DATASET CONTENT:

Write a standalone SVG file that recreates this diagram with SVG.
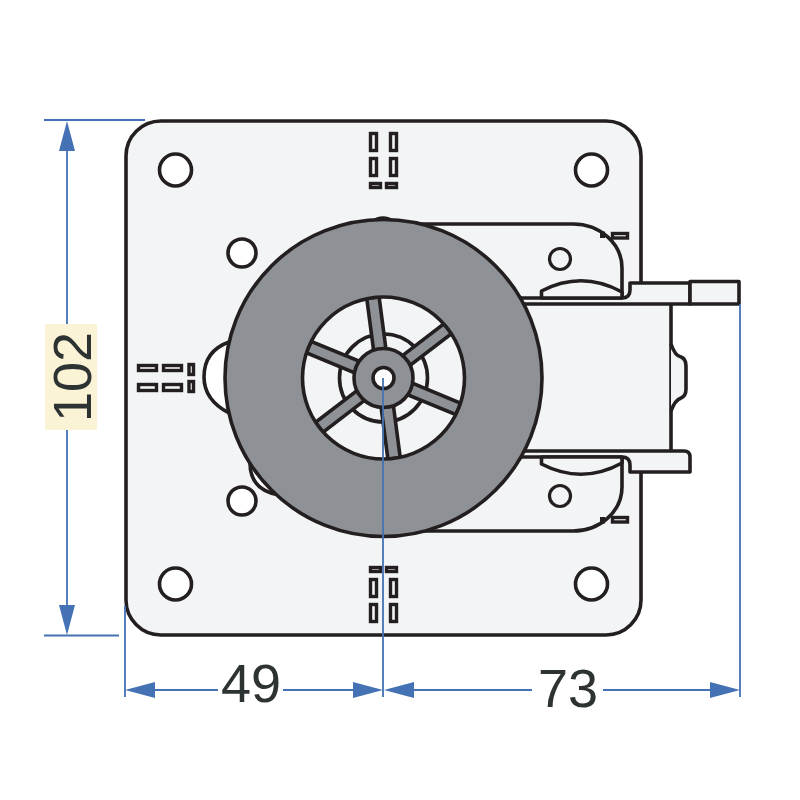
<svg xmlns="http://www.w3.org/2000/svg" width="800" height="800" viewBox="0 0 800 800">
<style>
.k{fill:#f3f4f6;stroke:#231f20;stroke-width:3.600;stroke-linejoin:round}
.n{fill:none;stroke:#231f20;stroke-width:3.600}
.w{fill:#fff;stroke:#231f20;stroke-width:3.600}
.c{fill:#f3f4f6;stroke:#231f20;stroke-width:3.200}
.s{fill:#f3f4f6;stroke:#231f20;stroke-width:3.400}
.g{fill:#8e9195;stroke:#231f20;stroke-width:3.600}
.d{stroke:#4472b4;stroke-width:1.800;fill:none}
.a{fill:#4472b4}
.t{font-family:"Liberation Sans",Arial,sans-serif;font-size:54px;fill:#2d3332;text-anchor:middle}
</style>
<defs>
<g id="sl"><rect x="-6.200" y="-81" width="12.400" height="55" class="g"/></g>
</defs>
<g id="plate">
<path class="k" d="M641 283V156A35 35 0 0 0 606 121H161A35 35 0 0 0 126 156V600A35 35 0 0 0 161 635H606A35 35 0 0 0 641 600V472"/>
<g>
<circle class="w" cx="175.500" cy="170" r="16"/><circle class="w" cx="591.500" cy="170" r="16"/>
<circle class="w" cx="175.500" cy="584" r="16"/><circle class="w" cx="591.500" cy="584" r="16"/>
<circle class="w" cx="242" cy="253" r="14"/><circle class="w" cx="242" cy="501" r="14"/>
</g>
<g id="slots-top">
<rect class="s" x="370.500" y="133.500" width="6" height="17"/><rect class="s" x="390.500" y="133.500" width="6" height="17"/>
<rect class="s" x="370.500" y="158.500" width="6" height="17"/><rect class="s" x="390.500" y="158.500" width="6" height="17"/>
<rect class="s" x="370.500" y="183.500" width="10" height="4"/><rect class="s" x="386.500" y="183.500" width="10" height="4"/>
</g>
<g id="slots-bottom">
<rect class="s" x="370.500" y="567.500" width="10" height="4"/><rect class="s" x="386.500" y="567.500" width="10" height="4"/>
<rect class="s" x="370.500" y="579.500" width="6" height="17"/><rect class="s" x="390.500" y="579.500" width="6" height="17"/>
<rect class="s" x="370.500" y="604.500" width="6" height="17"/><rect class="s" x="390.500" y="604.500" width="6" height="17"/>
</g>
<g id="slots-left">
<rect class="s" x="138.500" y="365.500" width="18" height="5"/><rect class="s" x="163.500" y="365.500" width="18" height="5"/>
<rect class="s" x="138.500" y="384.500" width="18" height="6"/><rect class="s" x="163.500" y="384.500" width="18" height="6"/>
<rect class="s" x="189" y="364.500" width="4.500" height="10"/><rect class="s" x="189" y="381.500" width="4.500" height="10"/>
</g>
<g id="bumps">
<path class="w" d="M229 342Q204 351 204 377Q204 400 229 413Z"/>
<path class="w" d="M250 463Q250 490 279 495Z"/>
<path class="k" d="M372 222Q383 214 394 222Z"/>
</g>
</g>
<g id="tabs">
<rect x="515" y="298" width="156" height="157" fill="#f3f4f6"/>
<path class="n" d="M671 304V451"/>
<path class="k" d="M671 344Q675 356 681 357Q686 359 686 366V389Q686 396 681 398Q675 400 671 411"/>
<path class="k" d="M515 304H690V283H630V290Q630 298 622 298H515"/>
<rect class="k" x="690" y="281.500" width="49" height="22.500"/>
<path class="k" d="M515 451H684Q690 451 690 457V472H630V465Q630 457 622 457H515"/>
</g>
<g id="housing-top">
<path class="n" d="M420 224H573A49 44 0 0 1 622 268V298"/>
<path class="k" d="M541.500 298V291Q582 270 622 292V298Z"/>
<circle class="c" cx="560" cy="259" r="10.500"/>
<rect class="s" x="612.500" y="233.500" width="15" height="4.500"/>
<path d="M600 231.500H605V238H600Z" fill="#231f20"/>
</g>
<g id="housing-bottom">
<path class="n" d="M420 531H573A49 44 0 0 0 622 487V457"/>
<path class="k" d="M541.500 457V464Q582 485 622 463V457Z"/>
<circle class="c" cx="560" cy="496" r="10.500"/>
<rect class="s" x="612.500" y="517.500" width="15" height="4.500"/>
<path d="M600 517H605V523.500H600Z" fill="#231f20"/>
</g>
<g id="wheel">
<circle cx="383.500" cy="378" r="81" fill="#f3f4f6"/>
<circle class="n" cx="383.500" cy="378" r="44"/>
<g transform="translate(383.500 378)">
<use href="#sl" transform="rotate(-7.500)"/><use href="#sl" transform="rotate(52.500)"/><use href="#sl" transform="rotate(112.500)"/>
<use href="#sl" transform="rotate(172.500)"/><use href="#sl" transform="rotate(232.500)"/><use href="#sl" transform="rotate(292.500)"/>
</g>
<path class="g" fill-rule="evenodd" d="M225 378A158.500 158.500 0 1 0 542 378A158.500 158.500 0 1 0 225 378ZM302.500 378A81 81 0 1 1 464.500 378A81 81 0 1 1 302.500 378Z"/>
<circle class="g" cx="383.500" cy="378" r="29.500"/>
<circle class="w" cx="383.500" cy="378" r="10.500"/>
</g>
<g id="connectors">
<path class="d" d="M44 120H145M44 635.500H119M67 150V324M67 430V606"/>
<path class="d" d="M125 606V697M383 378V697M740 304V697"/>
<path class="d" d="M155 690H218M283 690H354M413 690H532M603 690H710"/>
<path class="a" d="M67 121L75 151H59ZM67 635L75 605H59ZM125 690L155 682V698ZM383 690L353 682V698ZM384 690L414 682V698ZM740 690L710 682V698Z"/>
</g>
<g id="labels">
<rect x="45" y="324" width="52" height="106" fill="#fbf3d5"/>
<text class="t" transform="translate(91 377) rotate(-90)">102</text>
<text class="t" x="251" y="702">49</text>
<text class="t" x="568" y="707">73</text>
</g>
</svg>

WORK INSTRUCTIONS: Give back every line exactly as it stands, pictures excluded.

RESPONSE BELOW:
Write a standalone SVG file that recreates this diagram with SVG.
<svg xmlns="http://www.w3.org/2000/svg" width="800" height="800" viewBox="0 0 800 800">
<style>
.k{fill:#f3f4f6;stroke:#231f20;stroke-width:3.600;stroke-linejoin:round}
.n{fill:none;stroke:#231f20;stroke-width:3.600}
.w{fill:#fff;stroke:#231f20;stroke-width:3.600}
.c{fill:#f3f4f6;stroke:#231f20;stroke-width:3.200}
.s{fill:#f3f4f6;stroke:#231f20;stroke-width:3.400}
.g{fill:#8e9195;stroke:#231f20;stroke-width:3.600}
.d{stroke:#4472b4;stroke-width:1.800;fill:none}
.a{fill:#4472b4}
.t{font-family:"Liberation Sans",Arial,sans-serif;font-size:54px;fill:#2d3332;text-anchor:middle}
</style>
<defs>
<g id="sl"><rect x="-6.200" y="-81" width="12.400" height="55" class="g"/></g>
</defs>
<g id="plate">
<path class="k" d="M641 283V156A35 35 0 0 0 606 121H161A35 35 0 0 0 126 156V600A35 35 0 0 0 161 635H606A35 35 0 0 0 641 600V472"/>
<g>
<circle class="w" cx="175.500" cy="170" r="16"/><circle class="w" cx="591.500" cy="170" r="16"/>
<circle class="w" cx="175.500" cy="584" r="16"/><circle class="w" cx="591.500" cy="584" r="16"/>
<circle class="w" cx="242" cy="253" r="14"/><circle class="w" cx="242" cy="501" r="14"/>
</g>
<g id="slots-top">
<rect class="s" x="370.500" y="133.500" width="6" height="17"/><rect class="s" x="390.500" y="133.500" width="6" height="17"/>
<rect class="s" x="370.500" y="158.500" width="6" height="17"/><rect class="s" x="390.500" y="158.500" width="6" height="17"/>
<rect class="s" x="370.500" y="183.500" width="10" height="4"/><rect class="s" x="386.500" y="183.500" width="10" height="4"/>
</g>
<g id="slots-bottom">
<rect class="s" x="370.500" y="567.500" width="10" height="4"/><rect class="s" x="386.500" y="567.500" width="10" height="4"/>
<rect class="s" x="370.500" y="579.500" width="6" height="17"/><rect class="s" x="390.500" y="579.500" width="6" height="17"/>
<rect class="s" x="370.500" y="604.500" width="6" height="17"/><rect class="s" x="390.500" y="604.500" width="6" height="17"/>
</g>
<g id="slots-left">
<rect class="s" x="138.500" y="365.500" width="18" height="5"/><rect class="s" x="163.500" y="365.500" width="18" height="5"/>
<rect class="s" x="138.500" y="384.500" width="18" height="6"/><rect class="s" x="163.500" y="384.500" width="18" height="6"/>
<rect class="s" x="189" y="364.500" width="4.500" height="10"/><rect class="s" x="189" y="381.500" width="4.500" height="10"/>
</g>
<g id="bumps">
<path class="w" d="M229 342Q204 351 204 377Q204 400 229 413Z"/>
<path class="w" d="M250 463Q250 490 279 495Z"/>
<path class="k" d="M372 222Q383 214 394 222Z"/>
</g>
</g>
<g id="tabs">
<rect x="515" y="298" width="156" height="157" fill="#f3f4f6"/>
<path class="n" d="M671 304V451"/>
<path class="k" d="M671 344Q675 356 681 357Q686 359 686 366V389Q686 396 681 398Q675 400 671 411"/>
<path class="k" d="M515 304H690V283H630V290Q630 298 622 298H515"/>
<rect class="k" x="690" y="281.500" width="49" height="22.500"/>
<path class="k" d="M515 451H684Q690 451 690 457V472H630V465Q630 457 622 457H515"/>
</g>
<g id="housing-top">
<path class="n" d="M420 224H573A49 44 0 0 1 622 268V298"/>
<path class="k" d="M541.500 298V291Q582 270 622 292V298Z"/>
<circle class="c" cx="560" cy="259" r="10.500"/>
<rect class="s" x="612.500" y="233.500" width="15" height="4.500"/>
<path d="M600 231.500H605V238H600Z" fill="#231f20"/>
</g>
<g id="housing-bottom">
<path class="n" d="M420 531H573A49 44 0 0 0 622 487V457"/>
<path class="k" d="M541.500 457V464Q582 485 622 463V457Z"/>
<circle class="c" cx="560" cy="496" r="10.500"/>
<rect class="s" x="612.500" y="517.500" width="15" height="4.500"/>
<path d="M600 517H605V523.500H600Z" fill="#231f20"/>
</g>
<g id="wheel">
<circle cx="383.500" cy="378" r="81" fill="#f3f4f6"/>
<circle class="n" cx="383.500" cy="378" r="44"/>
<g transform="translate(383.500 378)">
<use href="#sl" transform="rotate(-7.500)"/><use href="#sl" transform="rotate(52.500)"/><use href="#sl" transform="rotate(112.500)"/>
<use href="#sl" transform="rotate(172.500)"/><use href="#sl" transform="rotate(232.500)"/><use href="#sl" transform="rotate(292.500)"/>
</g>
<path class="g" fill-rule="evenodd" d="M225 378A158.500 158.500 0 1 0 542 378A158.500 158.500 0 1 0 225 378ZM302.500 378A81 81 0 1 1 464.500 378A81 81 0 1 1 302.500 378Z"/>
<circle class="g" cx="383.500" cy="378" r="29.500"/>
<circle class="w" cx="383.500" cy="378" r="10.500"/>
</g>
<g id="connectors">
<path class="d" d="M44 120H145M44 635.500H119M67 150V324M67 430V606"/>
<path class="d" d="M125 606V697M383 378V697M740 304V697"/>
<path class="d" d="M155 690H218M283 690H354M413 690H532M603 690H710"/>
<path class="a" d="M67 121L75 151H59ZM67 635L75 605H59ZM125 690L155 682V698ZM383 690L353 682V698ZM384 690L414 682V698ZM740 690L710 682V698Z"/>
</g>
<g id="labels">
<rect x="45" y="324" width="52" height="106" fill="#fbf3d5"/>
<text class="t" transform="translate(91 377) rotate(-90)">102</text>
<text class="t" x="251" y="702">49</text>
<text class="t" x="568" y="707">73</text>
</g>
</svg>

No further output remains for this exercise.